Broker - Not Acceptable
“Broker” is a recognized category of registration used by members of IIROC.

Consultant - Not Acceptable
Consultant is considered surrogate for “advisor” and is not acceptable unless you hold that designation.

Financial Planner – Acceptable*
*ONLY if the individual has met the minimum proficiency Standards for a financial planner by:
1. Successfully completing the required courses;
2. Being certified/licensed by the appropriate governing body; and
3. Continuing to remain in good standing with that certification body as a financial planner

Independent - Not Acceptable
An individual may not use “independent” as it implies disassociation from the dealer who is responsible for their actions.

Investment Funds Approved Person or Investment Funds Salesperson - Acceptable

Mutual Funds Approved Person or Investment Funds Advisor - Acceptable

President, Vice President, Controller, Secretary, Officer, Director, etc. - Not Acceptable
These titles imply an executive position with the dealership and may only be used by a member of Head Office staff designated with the title.

Securities Advisor or Securities Salesperson - Not Acceptable
This title implies the ability to deal in all securities. This is a specific category of registration and may only be used by a full securities salesperson.

7. Central Registry

Industry participants spent $47m to create the NRD and who knows how much since. We would suggest that this and other existing tracking systems be explored to see whether or not they could be leveraged rather than initiate a new and unnecessary spend. We understand that the CSA intends to commence upon a project to incorporate several systems into one tracking and delivery system. We would hope that this central registry would be incorporated into this initiative.

8. Financial Literacy and Investor Education

You “recommend that financial literacy and investor education of Ontarians be supported and actively encouraged in Ontario by government, etc.” We doubt that anyone would argue with this, however, financial literacy in a national issues and the responsibility of all market participants.
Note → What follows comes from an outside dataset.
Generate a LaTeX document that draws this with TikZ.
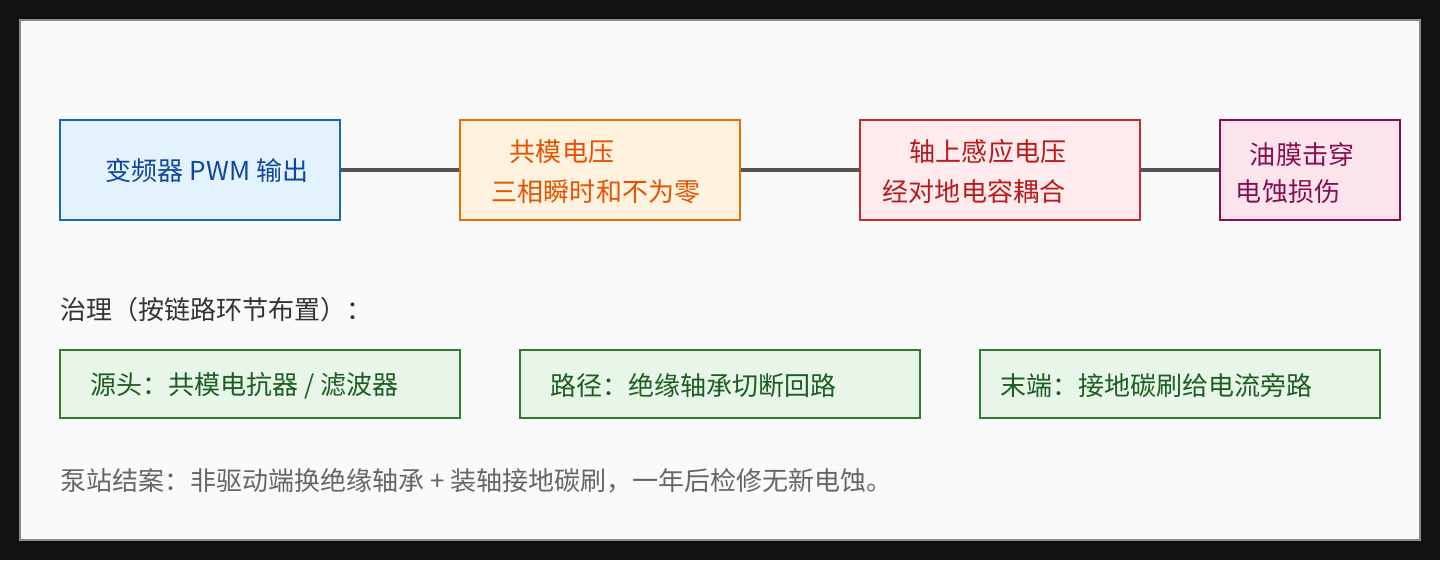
\documentclass[tikz,border=0pt]{standalone}
\usepackage{fontspec}
\setmainfont{Noto Sans CJK SC}
\definecolor{pwmfill}{HTML}{E3F2FD}\definecolor{pwmline}{HTML}{1565C0}\definecolor{pwmtext}{HTML}{0D47A1}
\definecolor{cmfill}{HTML}{FFF3E0}\definecolor{cmline}{HTML}{EF6C00}\definecolor{cmtext}{HTML}{E65100}
\definecolor{shfill}{HTML}{FFEBEE}\definecolor{shline}{HTML}{C62828}\definecolor{shtext}{HTML}{B71C1C}
\definecolor{oilfill}{HTML}{FCE4EC}\definecolor{oilline}{HTML}{880E4F}\definecolor{oiltext}{HTML}{880E4F}
\definecolor{fixfill}{HTML}{E8F5E9}\definecolor{fixline}{HTML}{2E7D32}\definecolor{fixtext}{HTML}{1B5E20}
\tikzset{
  box/.style={draw, line width=1.2pt, minimum height=2.5cm, inner sep=0pt},
  fix/.style={box, draw=fixline, fill=fixfill, minimum width=10cm, minimum height=1.7cm},
  txt/.style={font=\fontsize{18.5}{22}\selectfont, inner sep=0pt},
  link/.style={draw=black!67, line width=3pt}
}
\begin{document}
\begin{tikzpicture}[x=0.025cm, y=-0.025cm]
  \fill[black!93] (0,0) rectangle (1440,560);
  \filldraw[fill=black!2, draw=black!45, line width=1pt] (20,20) rectangle (1420,540);
  % Chain
  \node[box, draw=pwmline, fill=pwmfill, minimum width=7cm] (pwm) at (200,170) {};
  \node[box, draw=cmline, fill=cmfill, minimum width=7cm] (cm) at (600,170) {};
  \node[box, draw=shline, fill=shfill, minimum width=7cm] (shaft) at (1000,170) {};
  \node[box, draw=oilline, fill=oilfill, minimum width=4.5cm] (oil) at (1310,170) {};
  \node[txt, text=pwmtext] (pwmt) at (207,171) {变频器 PWM 输出};
  \node[txt, text=cmtext] (cmt1) at (562,152) {共模电压};
  \node[txt, text=cmtext] (cmt2) at (596,192) {三相瞬时和不为零};
  \node[txt, text=shtext] (sht1) at (988,152) {轴上感应电压};
  \node[txt, text=shtext] (sht2) at (974,192) {经对地电容耦合};
  \node[txt, text=oiltext] (oilt1) at (1302,155) {油膜击穿};
  \node[txt, text=oiltext] (oilt2) at (1288,192) {电蚀损伤};
  \draw[link] (pwm) -- (cm);
  \draw[link] (cm) -- (shaft);
  \draw[link] (shaft) -- (oil);
  % Remedies
  \node[txt, text=black!80, anchor=west] (title) at (60,310) {治理（按链路环节布置）：};
  \node[fix] (src) at (260,384) {};
  \node[fix] (path) at (720,384) {};
  \node[fix] (tail) at (1180,384) {};
  \node[txt, text=fixtext, anchor=west] (srct) at (90,386) {源头：共模电抗器 / 滤波器};
  \node[txt, text=fixtext, anchor=west] (patht) at (550,386) {路径：绝缘轴承切断回路};
  \node[txt, text=fixtext, anchor=west] (tailt) at (1000,386) {末端：接地碳刷给电流旁路};
  \node[txt, text=black!60, anchor=west] (note) at (60,481) {泵站结案：非驱动端换绝缘轴承 + 装轴接地碳刷，一年后检修无新电蚀。};
\end{tikzpicture}
\end{document}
There are a plethora of current initiatives and initiatives in the works which have gone some way to improve this state of affairs. Those should be examined before any further projects are launched and resources expended.

9. Issues for Further Consideration

Your items for further consideration while germane to the complaints process and the recovery of a client’s losses, would require changes to our civil laws, provincial and SRO regulation as well as the mandate of OBSI. We are of the opinion that a project to look at this type of process reengineering be considered when the CSA is able to take this on. To go down this road in Ontario only would not well serve the investing public.

We thank you again for the opportunity to provide comments on this important matter. Should you have any questions or wish to discuss this submission, do not hesitate to contact the undersigned.

Regards,

Federation of Mutual Fund Dealers

Sandra L. Kegie
Executive Director

 

1 We note that here you do not say “statutory” and would ask that as we go forward, care is taken with respect to these references. In previous consultations the terms statutory fiduciary duty, fiduciary duty and best interest were used interchangeably, contributing to the general confusion of interested parties.